In order to ensure that energy performance goals could be met, NREL developed a unique performance-based design-build approach to partner with design, engineering, and construction industry leaders on the projects. The design-build approach incorporated rigorous project controls and methodologies to provide NREL with facilities that featured best-in-class energy efficiency and sustainability practices.
"The design-build approach with our project partners was critical to the process," Detamore said. "We came into it focused on what we wanted projects to do over what we wanted them to be, and the design-build approach allowed that line of thinking to work effectively. You have to place a priority on performance over design, and then you can do what we've done at NREL. You must have strong project-management people involved who understand the process and are willing to let go of the design. As a result, we have buildings that meet all of our performance goals, are well designed, and happen to be very attractive."
Showcasing the Right Way to Build Buildings
"Our goal is to provide leadership to both the public and private sectors to show that this can be done, it is being done, and here's how you do it," NREL Senior Energy Efficiency Research Engineer Shanti Pless said. "We've made these buildings as efficient as possible and have learned a lot along the way. We want to share those lessons learned and best practices with the buildings industry to facilitate the movement of this type of design and construction into the mainstream."

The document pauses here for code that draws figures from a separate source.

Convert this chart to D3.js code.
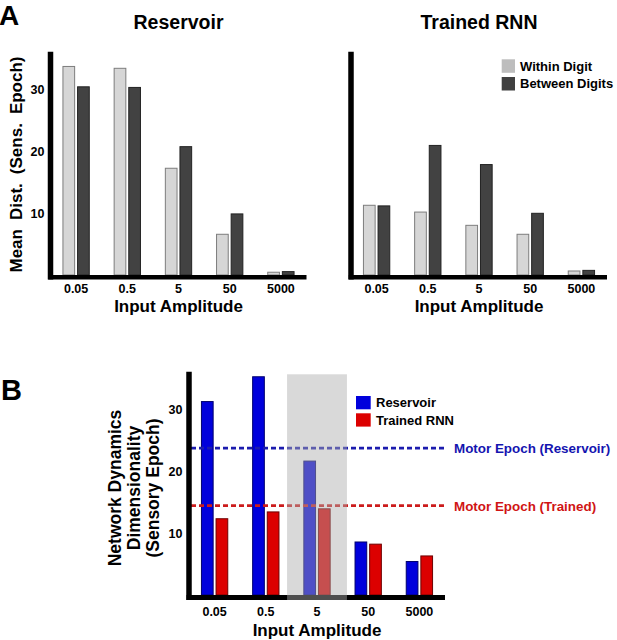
<!DOCTYPE html>
<html><head><meta charset="utf-8">
<script src="https://cdn.jsdelivr.net/npm/d3@7"></script>
<style>
body{margin:0;background:#fff;}
svg text{font-family:"Liberation Sans",Arial,Helvetica,sans-serif;font-weight:bold;}
</style></head><body>
<svg id="c" width="617" height="640"></svg>
<script>
// ---------- data ----------
const amplitudes = ["0.05", "0.5", "5", "50", "5000"];
const distSeries = ["Within Digit", "Between Digits"];
const reservoirWithin  = [33.8, 33.5, 17.3, 6.6, 0.45];
const reservoirBetween = [30.5, 30.4, 20.8, 9.9, 0.55];
const trainedWithin    = [11.3, 10.2, 8.05, 6.6, 0.65];
const trainedBetween   = [11.2, 21.0, 17.9, 10.0, 0.75];
const yTicksA = [10, 20, 30];

const dimSeries = ["Reservoir", "Trained RNN"];
const dimReservoir = [31.2, 35.2, 21.6, 8.55, 5.4];
const dimTrained   = [12.3, 13.4, 13.9, 8.2, 6.3];
const motorLabels = ["Motor Epoch (Reservoir)", "Motor Epoch (Trained)"];
const motorValues = [23.7, 14.4];
const highlightCat = "5";
const yTicksB = [10, 20, 30];

// ---------- styles ----------
const distFill   = ["#d6d6d6", "#424242"];
const distStroke = ["#7d7d7d", "#222222"];
const distSwatch = ["#bdbdbd", "#404040"];
const dimFill    = ["#0000dc", "#dc0000"];
const dimStroke  = ["#00006e", "#6e0000"];
const motorLine  = ["#1c1cae", "#cc1c1c"];
const motorText  = ["#1414b0", "#d01414"];

const svg = d3.select("#c");

function barPanel(opts) {
  const g = svg.append("g");
  const x = d3.scaleBand().domain(amplitudes).range(opts.xr)
    .paddingInner(0.486).paddingOuter(0.243);
  const xi = d3.scaleBand().domain(opts.series).range([0, x.bandwidth()]).paddingInner(0.2);
  const y = d3.scaleLinear().domain(opts.yd).range(opts.yr);

  const rows = amplitudes.map((a, i) => ({a, vals: opts.values.map(v => v[i])}));
  const grp = g.selectAll("g.grp").data(rows).join("g")
    .attr("transform", d => `translate(${x(d.a)},0)`);
  grp.selectAll("rect").data(d => d.vals.map((v, k) => ({k, v}))).join("rect")
    .attr("x", d => xi(opts.series[d.k]))
    .attr("width", xi.bandwidth())
    .attr("y", d => y(d.v))
    .attr("height", d => y(0) - y(d.v))
    .attr("fill", d => opts.fill[d.k])
    .attr("stroke", d => opts.stroke[d.k])
    .attr("stroke-width", 1);

  if (opts.before) opts.before(g, x, y);

  // axes lines
  const x0 = opts.xr[0], x1 = opts.xr[1];
  const aw = opts.axisW;
  g.append("line").attr("x1", x0 - aw / 2).attr("x2", x1)
    .attr("y1", y(0) + aw / 2).attr("y2", y(0) + aw / 2)
    .attr("stroke", "#000").attr("stroke-width", aw);
  g.append("line").attr("x1", x0).attr("x2", x0)
    .attr("y1", opts.yr[1]).attr("y2", y(0) + aw)
    .attr("stroke", "#000").attr("stroke-width", opts.axisWy);

  // x tick labels
  const xa = g.append("g").attr("transform", `translate(0,${y(0)})`)
    .call(d3.axisBottom(x).tickSize(0).tickPadding(opts.xPad));
  xa.select(".domain").remove();
  xa.selectAll("text").attr("font-size", 12.5).attr("fill", "#000")
    .style("font-family", '"Liberation Sans",Arial,sans-serif').style("font-weight", "bold");

  if (opts.showY) {
    const ya = g.append("g").attr("transform", `translate(${x0},0)`)
      .call(d3.axisLeft(y).tickValues(opts.yTicks).tickSize(0).tickPadding(opts.yPad));
    ya.select(".domain").remove();
    ya.selectAll("text").attr("font-size", 12.5).attr("fill", "#000")
      .style("font-family", '"Liberation Sans",Arial,sans-serif').style("font-weight", "bold");
  }

  g.append("text").attr("x", (x0 + x1) / 2).attr("y", opts.xLabelY)
    .attr("text-anchor", "middle").attr("font-size", 17).text("Input Amplitude");
  if (opts.title) {
    g.append("text").attr("x", (x0 + x1) / 2).attr("y", 29)
      .attr("text-anchor", "middle").attr("font-size", 19.5).text(opts.title);
  }
  return {g, x, y};
}

// ---------- Panel A ----------
svg.append("text").attr("x", -1).attr("y", 25).attr("font-size", 28).text("A");

const yA = [0, 36.2], yrA = [275, 275 - 36.2 * 6.17];
barPanel({xr: [50.5, 306.5], yd: yA, yr: yrA, series: distSeries,
  values: [reservoirWithin, reservoirBetween], fill: distFill, stroke: distStroke,
  axisW: 4.5, axisWy: 5.5, xPad: 9.5, xLabelY: 312, showY: true, yTicks: yTicksA, yPad: 6,
  title: "Reservoir"});
barPanel({xr: [351, 607], yd: yA, yr: yrA, series: distSeries,
  values: [trainedWithin, trainedBetween], fill: distFill, stroke: distStroke,
  axisW: 4.5, axisWy: 5.5, xPad: 9.5, xLabelY: 312, showY: false,
  title: "Trained RNN"});

svg.append("text").attr("transform", "translate(22,164.5) rotate(-90)")
  .attr("text-anchor", "middle").attr("font-size", 17).attr("word-spacing", 4.3)
  .text("Mean Dist. (Sens. Epoch)");

// legend A
const legA = svg.append("g");
distSeries.forEach((s, k) => {
  legA.append("rect").attr("x", 501.7).attr("y", 59.3 + k * 17.7)
    .attr("width", 13.3).attr("height", 13.5).attr("fill", distSwatch[k]);
  legA.append("text").attr("x", 520).attr("y", 66 + k * 17.7).attr("dy", "0.36em")
    .attr("font-size", 13).text(s);
});

// ---------- Panel B ----------
svg.append("text").attr("x", 1).attr("y", 400).attr("font-size", 29).text("B");

barPanel({xr: [189, 445], yd: [0, 36], yr: [595, 595 - 36 * 6.2], series: dimSeries,
  values: [dimReservoir, dimTrained], fill: dimFill, stroke: dimStroke,
  axisW: 5, axisWy: 5.5, xPad: 12, xLabelY: 635.5, showY: true, yTicks: yTicksB, yPad: 6.5,
  before: (g, x, y) => {
    motorValues.forEach((v, k) => {
      g.append("line").attr("x1", 191).attr("x2", 445)
        .attr("y1", y(v)).attr("y2", y(v))
        .attr("stroke", motorLine[k]).attr("stroke-width", 2.8)
        .attr("stroke-dasharray", "5,3");
      g.append("text").attr("x", 454).attr("y", y(v)).attr("dy", "0.36em")
        .attr("font-size", 13.4).attr("fill", motorText[k]).text(motorLabels[k]);
    });
  }});

// highlight overlay (drawn on top of bars, lines and axis)
{
  const xB = d3.scaleBand().domain(amplitudes).range([189, 445]);
  const yB = d3.scaleLinear().domain([0, 36]).range([595, 595 - 36 * 6.2]);
  const cx = xB(highlightCat) + xB.bandwidth() / 2;
  const half = xB.step() * 0.585;
  svg.append("rect").attr("x", cx - half).attr("width", 2 * half)
    .attr("y", yB(35.6)).attr("height", yB(0) + 5 - yB(35.6))
    .attr("fill", "rgb(173,173,173)").attr("fill-opacity", 0.46);
}

svg.append("text").attr("transform", "translate(121,488) rotate(-90)")
  .attr("text-anchor", "middle").attr("font-size", 17.5)
  .selectAll("tspan").data(["Network Dynamics", "Dimensionality", "(Sensory Epoch)"]).join("tspan")
  .attr("x", 0).attr("dy", (d, i) => i === 0 ? 0 : 19.2).text(d => d);

// legend B
const legB = svg.append("g");
dimSeries.forEach((s, k) => {
  legB.append("rect").attr("x", 356).attr("y", 396 + k * 17.3)
    .attr("width", 14.7).attr("height", 13.3).attr("fill", dimFill[k]);
  legB.append("text").attr("x", 376).attr("y", 402.7 + k * 17.3).attr("dy", "0.36em")
    .attr("font-size", 13).text(s);
});
</script>
</body></html>
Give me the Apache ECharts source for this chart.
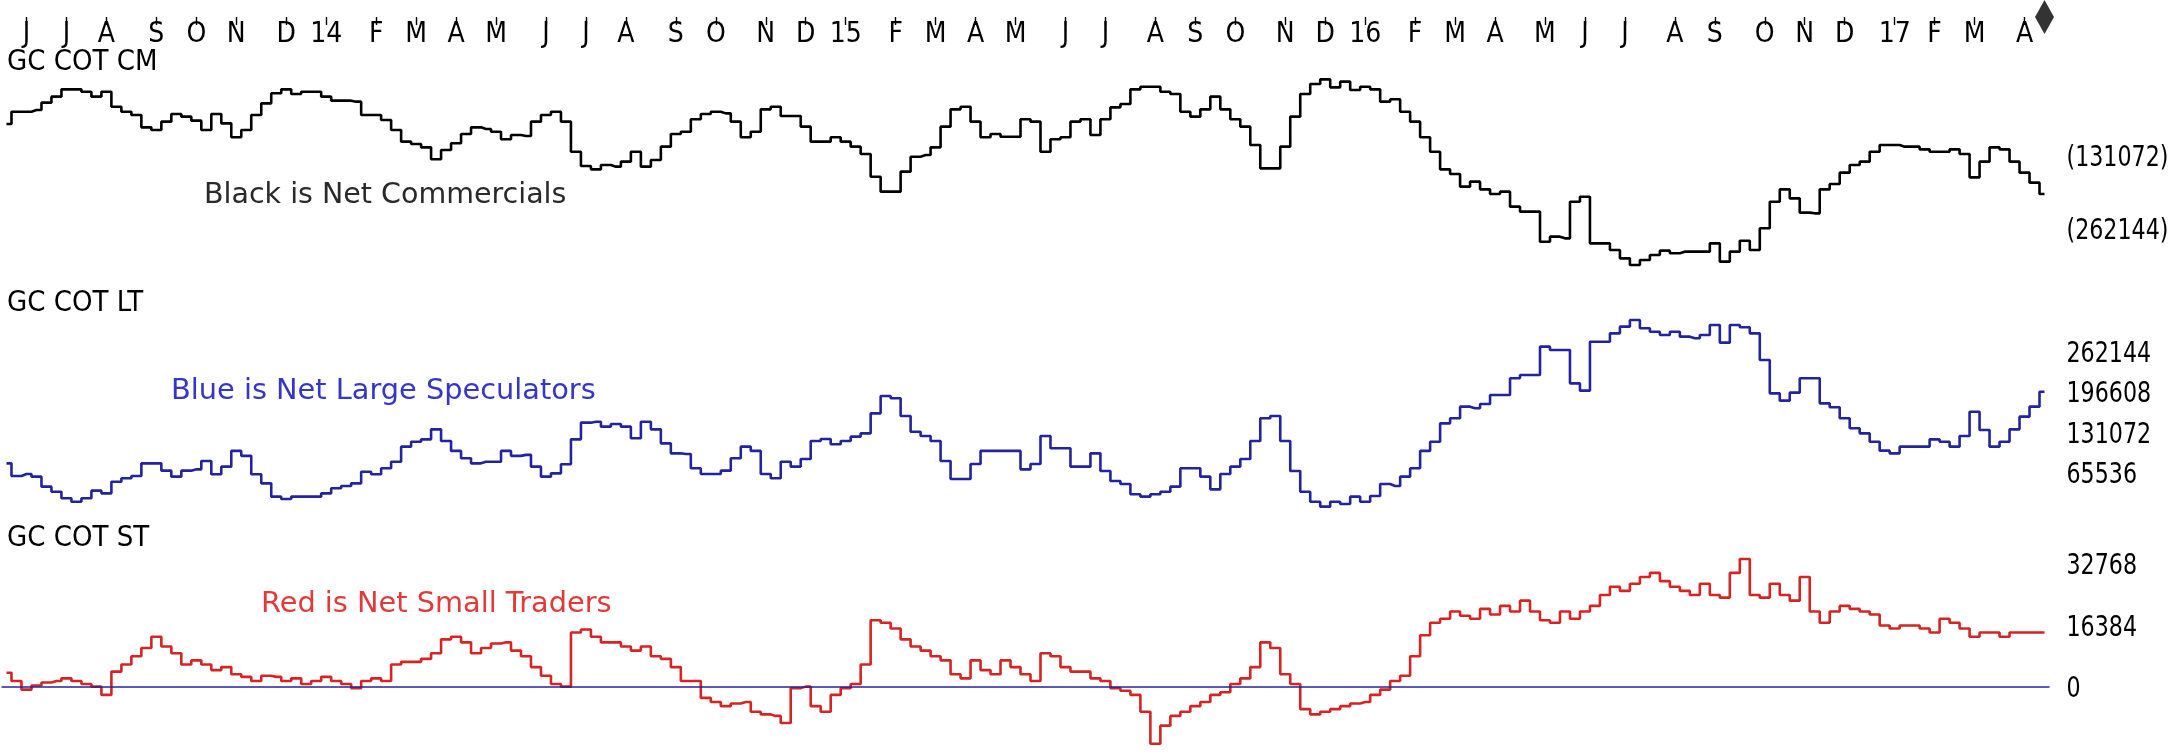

All design and construction on the NREL campus used strategies and materials that are available to anyone. All products used are off-the-shelf and could be accessed for any building. Implementation of similar design-build techniques could be done on any project anywhere. The most important piece of the puzzle is to apply good technologies, along with a solid planning and design process, and integrate them effectively to work well together.
"These buildings are highly replicable," Pless said. "A project developer can take what we've done here and apply it in the marketplace. It performs as promised, is cost effective, maintainable, and marketable. These results combine to make energy-efficient buildings very approachable in any environment."
To facilitate the continued growth of energy-efficient and zero-energy building projects everywhere, NREL regularly hosts visits to its campus by project developers, architects, builders, and other commercial building industry professionals. These visits give NREL an opportunity to show firsthand what these buildings can do, how they perform, and how they can be replicated.
"When we show this to people they can quickly begin to visualize how they can replicate it, and by doing that we are having a meaningful impact on the commercial buildings industry," Pless said. "Proving it can be done is an important step. It is one thing to say you can do it, another entirely to prove it and demonstrate it. Here at NREL we've done just that."
A Living Laboratory
The campus also provides NREL research staff with opportunities to validate their research in a real-world environment with occupied, operational buildings in an effort to quantify and maximize building performance.